» **SUPPLIED INFORMATION**
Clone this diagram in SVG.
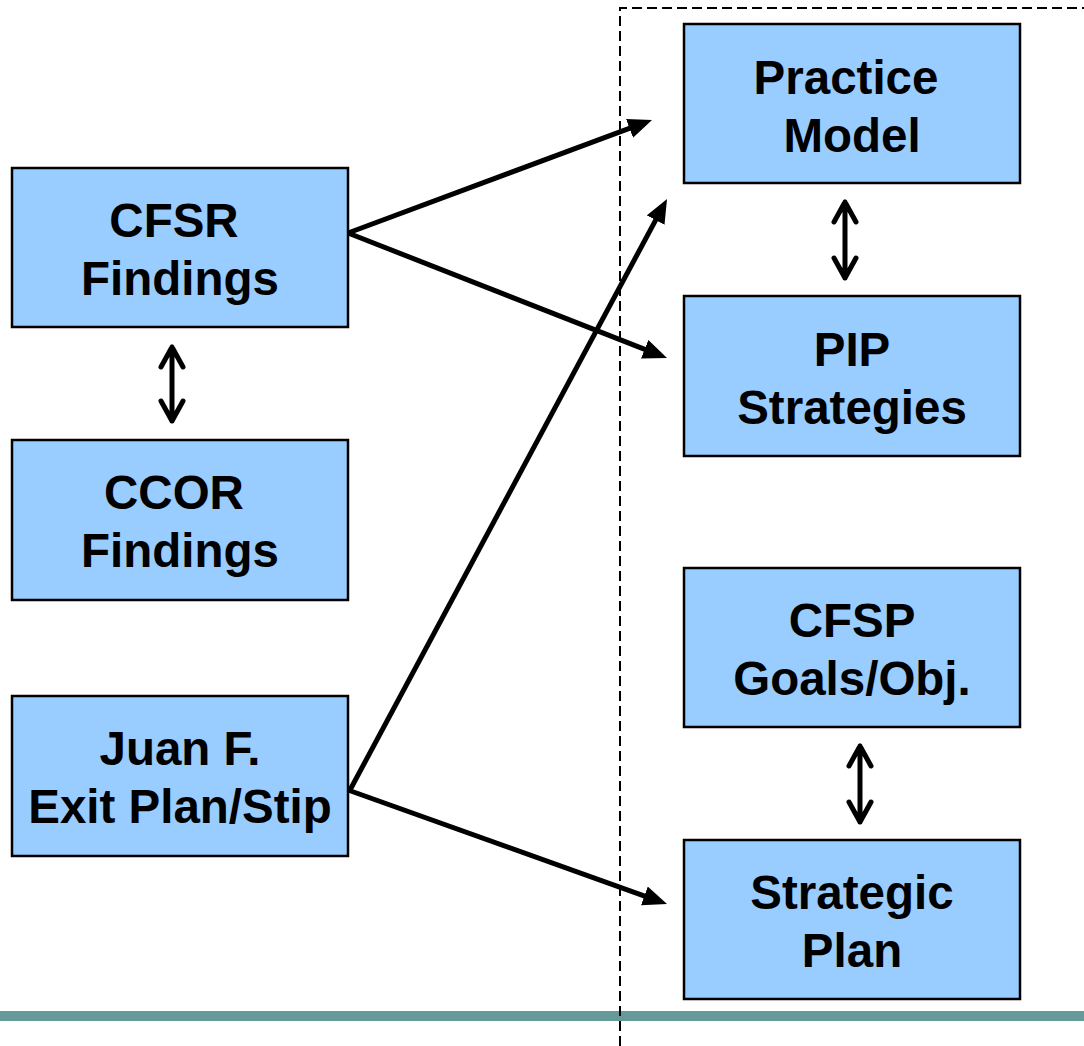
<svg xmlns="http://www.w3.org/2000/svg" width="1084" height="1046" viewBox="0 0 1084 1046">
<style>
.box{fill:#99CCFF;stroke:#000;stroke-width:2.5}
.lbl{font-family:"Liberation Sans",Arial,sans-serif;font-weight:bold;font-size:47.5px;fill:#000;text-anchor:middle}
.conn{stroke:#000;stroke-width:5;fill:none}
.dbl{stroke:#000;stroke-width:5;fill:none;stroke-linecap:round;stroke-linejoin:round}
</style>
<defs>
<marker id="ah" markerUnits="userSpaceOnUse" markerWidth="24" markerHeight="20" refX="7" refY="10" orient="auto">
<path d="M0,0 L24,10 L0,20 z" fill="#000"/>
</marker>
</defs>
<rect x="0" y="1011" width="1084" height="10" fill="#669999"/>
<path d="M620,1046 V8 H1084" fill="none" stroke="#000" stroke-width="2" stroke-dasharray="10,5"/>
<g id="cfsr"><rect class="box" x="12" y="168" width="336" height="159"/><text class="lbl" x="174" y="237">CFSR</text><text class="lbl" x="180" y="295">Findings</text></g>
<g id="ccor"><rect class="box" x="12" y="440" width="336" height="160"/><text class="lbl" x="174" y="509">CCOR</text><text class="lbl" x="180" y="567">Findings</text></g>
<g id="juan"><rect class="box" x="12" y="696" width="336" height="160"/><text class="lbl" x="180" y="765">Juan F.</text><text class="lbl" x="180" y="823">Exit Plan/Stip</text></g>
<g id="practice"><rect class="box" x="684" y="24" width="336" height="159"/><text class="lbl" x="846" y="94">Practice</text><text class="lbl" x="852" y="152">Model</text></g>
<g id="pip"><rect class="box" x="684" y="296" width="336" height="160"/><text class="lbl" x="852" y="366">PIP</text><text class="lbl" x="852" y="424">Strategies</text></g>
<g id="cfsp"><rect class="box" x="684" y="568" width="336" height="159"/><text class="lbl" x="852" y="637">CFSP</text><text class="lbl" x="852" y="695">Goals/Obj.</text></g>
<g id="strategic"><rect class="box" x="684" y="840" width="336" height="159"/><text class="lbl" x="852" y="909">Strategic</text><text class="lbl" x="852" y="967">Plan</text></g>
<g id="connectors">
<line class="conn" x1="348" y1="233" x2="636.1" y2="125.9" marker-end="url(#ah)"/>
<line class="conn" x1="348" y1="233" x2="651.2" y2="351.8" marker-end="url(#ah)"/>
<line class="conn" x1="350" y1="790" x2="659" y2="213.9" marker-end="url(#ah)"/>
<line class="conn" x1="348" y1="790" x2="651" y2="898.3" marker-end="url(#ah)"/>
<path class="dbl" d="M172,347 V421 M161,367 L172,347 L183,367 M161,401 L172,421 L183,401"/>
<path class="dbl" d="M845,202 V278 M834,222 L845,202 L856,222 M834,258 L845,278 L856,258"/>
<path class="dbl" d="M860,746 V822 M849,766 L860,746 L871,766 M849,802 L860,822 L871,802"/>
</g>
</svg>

» **PROBLEM TO WORK ON**
In this exercise, set down all of the data exactly, without the pictures.

» **SOLUTION FOR THIS TASK**
Clone this diagram in SVG.
<svg xmlns="http://www.w3.org/2000/svg" width="1084" height="1046" viewBox="0 0 1084 1046">
<style>
.box{fill:#99CCFF;stroke:#000;stroke-width:2.5}
.lbl{font-family:"Liberation Sans",Arial,sans-serif;font-weight:bold;font-size:47.5px;fill:#000;text-anchor:middle}
.conn{stroke:#000;stroke-width:5;fill:none}
.dbl{stroke:#000;stroke-width:5;fill:none;stroke-linecap:round;stroke-linejoin:round}
</style>
<defs>
<marker id="ah" markerUnits="userSpaceOnUse" markerWidth="24" markerHeight="20" refX="7" refY="10" orient="auto">
<path d="M0,0 L24,10 L0,20 z" fill="#000"/>
</marker>
</defs>
<rect x="0" y="1011" width="1084" height="10" fill="#669999"/>
<path d="M620,1046 V8 H1084" fill="none" stroke="#000" stroke-width="2" stroke-dasharray="10,5"/>
<g id="cfsr"><rect class="box" x="12" y="168" width="336" height="159"/><text class="lbl" x="174" y="237">CFSR</text><text class="lbl" x="180" y="295">Findings</text></g>
<g id="ccor"><rect class="box" x="12" y="440" width="336" height="160"/><text class="lbl" x="174" y="509">CCOR</text><text class="lbl" x="180" y="567">Findings</text></g>
<g id="juan"><rect class="box" x="12" y="696" width="336" height="160"/><text class="lbl" x="180" y="765">Juan F.</text><text class="lbl" x="180" y="823">Exit Plan/Stip</text></g>
<g id="practice"><rect class="box" x="684" y="24" width="336" height="159"/><text class="lbl" x="846" y="94">Practice</text><text class="lbl" x="852" y="152">Model</text></g>
<g id="pip"><rect class="box" x="684" y="296" width="336" height="160"/><text class="lbl" x="852" y="366">PIP</text><text class="lbl" x="852" y="424">Strategies</text></g>
<g id="cfsp"><rect class="box" x="684" y="568" width="336" height="159"/><text class="lbl" x="852" y="637">CFSP</text><text class="lbl" x="852" y="695">Goals/Obj.</text></g>
<g id="strategic"><rect class="box" x="684" y="840" width="336" height="159"/><text class="lbl" x="852" y="909">Strategic</text><text class="lbl" x="852" y="967">Plan</text></g>
<g id="connectors">
<line class="conn" x1="348" y1="233" x2="636.1" y2="125.9" marker-end="url(#ah)"/>
<line class="conn" x1="348" y1="233" x2="651.2" y2="351.8" marker-end="url(#ah)"/>
<line class="conn" x1="350" y1="790" x2="659" y2="213.9" marker-end="url(#ah)"/>
<line class="conn" x1="348" y1="790" x2="651" y2="898.3" marker-end="url(#ah)"/>
<path class="dbl" d="M172,347 V421 M161,367 L172,347 L183,367 M161,401 L172,421 L183,401"/>
<path class="dbl" d="M845,202 V278 M834,222 L845,202 L856,222 M834,258 L845,278 L856,258"/>
<path class="dbl" d="M860,746 V822 M849,766 L860,746 L871,766 M849,802 L860,822 L871,802"/>
</g>
</svg>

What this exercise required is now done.